* _Data lines_
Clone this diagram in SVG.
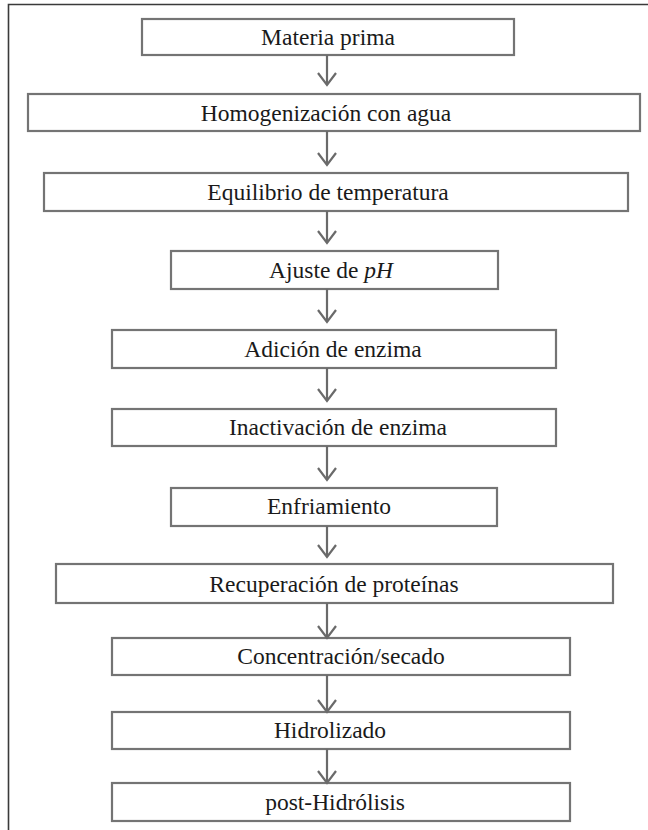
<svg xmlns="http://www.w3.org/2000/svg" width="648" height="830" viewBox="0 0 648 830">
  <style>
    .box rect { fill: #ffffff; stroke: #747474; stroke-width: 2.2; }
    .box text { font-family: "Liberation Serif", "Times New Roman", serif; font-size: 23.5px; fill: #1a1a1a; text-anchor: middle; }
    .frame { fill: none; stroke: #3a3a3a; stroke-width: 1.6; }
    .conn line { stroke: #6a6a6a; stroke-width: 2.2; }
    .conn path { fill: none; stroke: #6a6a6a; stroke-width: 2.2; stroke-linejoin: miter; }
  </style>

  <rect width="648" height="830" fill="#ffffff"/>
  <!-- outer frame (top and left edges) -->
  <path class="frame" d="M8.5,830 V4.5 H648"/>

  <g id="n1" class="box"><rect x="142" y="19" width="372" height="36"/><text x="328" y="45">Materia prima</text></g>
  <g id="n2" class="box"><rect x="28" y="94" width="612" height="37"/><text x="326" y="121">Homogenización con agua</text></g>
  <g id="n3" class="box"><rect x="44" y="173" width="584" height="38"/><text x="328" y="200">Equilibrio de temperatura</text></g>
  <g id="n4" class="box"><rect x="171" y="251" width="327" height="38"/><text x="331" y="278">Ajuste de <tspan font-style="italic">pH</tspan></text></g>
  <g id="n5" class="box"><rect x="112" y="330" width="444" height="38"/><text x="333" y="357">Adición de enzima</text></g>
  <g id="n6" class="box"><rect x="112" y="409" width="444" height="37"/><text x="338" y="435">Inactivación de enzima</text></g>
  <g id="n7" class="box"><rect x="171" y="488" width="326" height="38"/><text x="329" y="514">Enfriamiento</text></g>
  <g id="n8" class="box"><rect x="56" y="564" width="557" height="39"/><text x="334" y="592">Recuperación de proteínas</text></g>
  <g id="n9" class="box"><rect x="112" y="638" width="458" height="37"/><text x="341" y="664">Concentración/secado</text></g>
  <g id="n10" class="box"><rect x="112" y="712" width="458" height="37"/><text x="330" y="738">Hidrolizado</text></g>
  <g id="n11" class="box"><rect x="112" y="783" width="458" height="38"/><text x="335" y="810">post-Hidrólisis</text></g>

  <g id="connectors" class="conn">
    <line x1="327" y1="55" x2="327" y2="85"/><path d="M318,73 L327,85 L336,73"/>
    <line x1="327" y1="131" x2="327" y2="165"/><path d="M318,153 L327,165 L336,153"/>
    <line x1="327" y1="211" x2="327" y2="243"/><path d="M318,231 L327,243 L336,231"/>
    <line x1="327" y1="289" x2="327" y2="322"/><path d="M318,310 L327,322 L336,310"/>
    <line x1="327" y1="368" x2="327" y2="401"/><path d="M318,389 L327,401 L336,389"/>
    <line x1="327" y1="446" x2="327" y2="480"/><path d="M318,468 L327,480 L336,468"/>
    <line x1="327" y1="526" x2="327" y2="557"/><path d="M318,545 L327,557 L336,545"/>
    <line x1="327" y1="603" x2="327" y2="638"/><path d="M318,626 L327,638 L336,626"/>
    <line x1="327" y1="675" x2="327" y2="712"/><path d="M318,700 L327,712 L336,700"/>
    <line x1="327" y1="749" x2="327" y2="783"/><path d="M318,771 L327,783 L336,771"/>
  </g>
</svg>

* _What is asked_
Quote the full listing above word for word; exclude every picture from the copy.

* _Output for this task_
Clone this diagram in SVG.
<svg xmlns="http://www.w3.org/2000/svg" width="648" height="830" viewBox="0 0 648 830">
  <style>
    .box rect { fill: #ffffff; stroke: #747474; stroke-width: 2.2; }
    .box text { font-family: "Liberation Serif", "Times New Roman", serif; font-size: 23.5px; fill: #1a1a1a; text-anchor: middle; }
    .frame { fill: none; stroke: #3a3a3a; stroke-width: 1.6; }
    .conn line { stroke: #6a6a6a; stroke-width: 2.2; }
    .conn path { fill: none; stroke: #6a6a6a; stroke-width: 2.2; stroke-linejoin: miter; }
  </style>

  <rect width="648" height="830" fill="#ffffff"/>
  <!-- outer frame (top and left edges) -->
  <path class="frame" d="M8.5,830 V4.5 H648"/>

  <g id="n1" class="box"><rect x="142" y="19" width="372" height="36"/><text x="328" y="45">Materia prima</text></g>
  <g id="n2" class="box"><rect x="28" y="94" width="612" height="37"/><text x="326" y="121">Homogenización con agua</text></g>
  <g id="n3" class="box"><rect x="44" y="173" width="584" height="38"/><text x="328" y="200">Equilibrio de temperatura</text></g>
  <g id="n4" class="box"><rect x="171" y="251" width="327" height="38"/><text x="331" y="278">Ajuste de <tspan font-style="italic">pH</tspan></text></g>
  <g id="n5" class="box"><rect x="112" y="330" width="444" height="38"/><text x="333" y="357">Adición de enzima</text></g>
  <g id="n6" class="box"><rect x="112" y="409" width="444" height="37"/><text x="338" y="435">Inactivación de enzima</text></g>
  <g id="n7" class="box"><rect x="171" y="488" width="326" height="38"/><text x="329" y="514">Enfriamiento</text></g>
  <g id="n8" class="box"><rect x="56" y="564" width="557" height="39"/><text x="334" y="592">Recuperación de proteínas</text></g>
  <g id="n9" class="box"><rect x="112" y="638" width="458" height="37"/><text x="341" y="664">Concentración/secado</text></g>
  <g id="n10" class="box"><rect x="112" y="712" width="458" height="37"/><text x="330" y="738">Hidrolizado</text></g>
  <g id="n11" class="box"><rect x="112" y="783" width="458" height="38"/><text x="335" y="810">post-Hidrólisis</text></g>

  <g id="connectors" class="conn">
    <line x1="327" y1="55" x2="327" y2="85"/><path d="M318,73 L327,85 L336,73"/>
    <line x1="327" y1="131" x2="327" y2="165"/><path d="M318,153 L327,165 L336,153"/>
    <line x1="327" y1="211" x2="327" y2="243"/><path d="M318,231 L327,243 L336,231"/>
    <line x1="327" y1="289" x2="327" y2="322"/><path d="M318,310 L327,322 L336,310"/>
    <line x1="327" y1="368" x2="327" y2="401"/><path d="M318,389 L327,401 L336,389"/>
    <line x1="327" y1="446" x2="327" y2="480"/><path d="M318,468 L327,480 L336,468"/>
    <line x1="327" y1="526" x2="327" y2="557"/><path d="M318,545 L327,557 L336,545"/>
    <line x1="327" y1="603" x2="327" y2="638"/><path d="M318,626 L327,638 L336,626"/>
    <line x1="327" y1="675" x2="327" y2="712"/><path d="M318,700 L327,712 L336,700"/>
    <line x1="327" y1="749" x2="327" y2="783"/><path d="M318,771 L327,783 L336,771"/>
  </g>
</svg>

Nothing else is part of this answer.